I would tank mix the imidacloprid with something like bifenthrin.


----------



## Babameca (Jul 29, 2019)

g-man said:


> The grub control thread is here for preventive and control options.
> 
> But there was a podcast from OSU that discussed a study that imidacloprid applied now still had good control.

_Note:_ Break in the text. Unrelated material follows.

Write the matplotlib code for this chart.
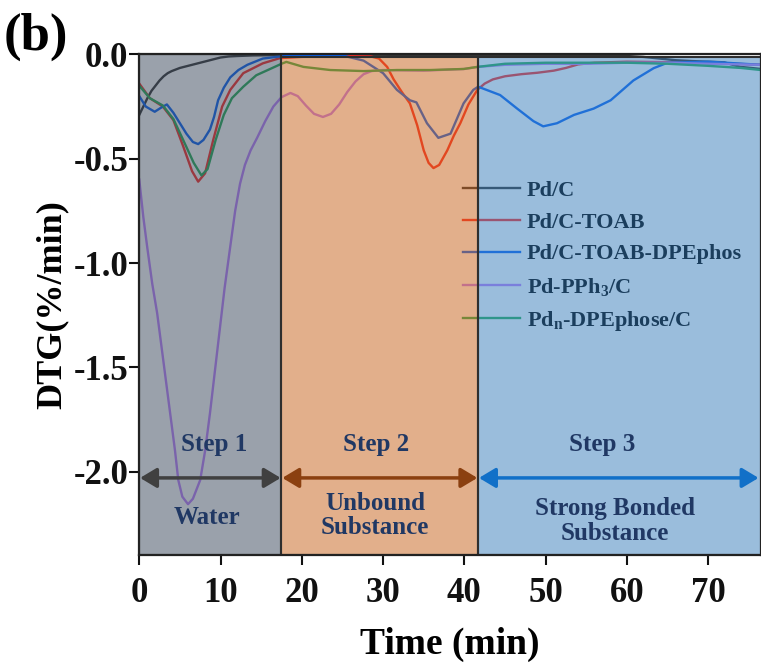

I have to read this before I even reply. Merit is nicotine based (you can get a 'healthy' dose of sniff off it). I am sure, that, how effective it is going to be greatly relates on grub maturity and app rate. In most states, grubs grew by now for 45 days, they are pretty 'juicy'. As long as I remember GrubEx from Scott's combines curative and preventive ingredient. Why taking chances?
And the 'organic' guy in me says, both ingredients are very poisonous to bees and merit is a nightmare for all aquatic life. Please rince all equipment off any drain system(the sink in your garage) or close to water sources.
Bab


----------



## sowmyans (Jul 27, 2018)

Thanks, gents!


----------



## Wolverine (Jan 17, 2018)

Dylox will kill feeding surface grubs within 24 hours when watered in (this is what you want for your situation). You will then want to apply a preventative next year late summer.


----------



## Alias-Doe (Aug 9, 2019)

I used this before and it works fine . In the QA they say it doesn't effect grass seeding . https://www.domyown.com/spectracide-triazicide-once-done-insect-killer-concentrate-questions-pq-8946.html?page=2


----------



## g-man (Jun 15, 2017)

@Alias-Doe The product you listed has an active ingredient of gamma-Cyhalothrin. Per this article from MSU, it will not control grubs.

Dylox is safe during seeding to kill grubs if you have them. A Preventive should be applied in early summer (June), per the article.


----------



## Alias-Doe (Aug 9, 2019)

g-man said:


> @Alias-Doe The product you listed has an active ingredient of gamma-Cyhalothrin. Per this article from MSU, it will not control grubs.
> 
> Dylox is safe during seeding to kill grubs if you have them. A Preventive should be applied in early summer (June), per the article.


You think it's a coincident they come up to the surface when I spray this stuff ? They usually start coming out 2-3 days after I spray . Especially if I water it right or we get good rain . I might need to dig up a few spots and check .


----------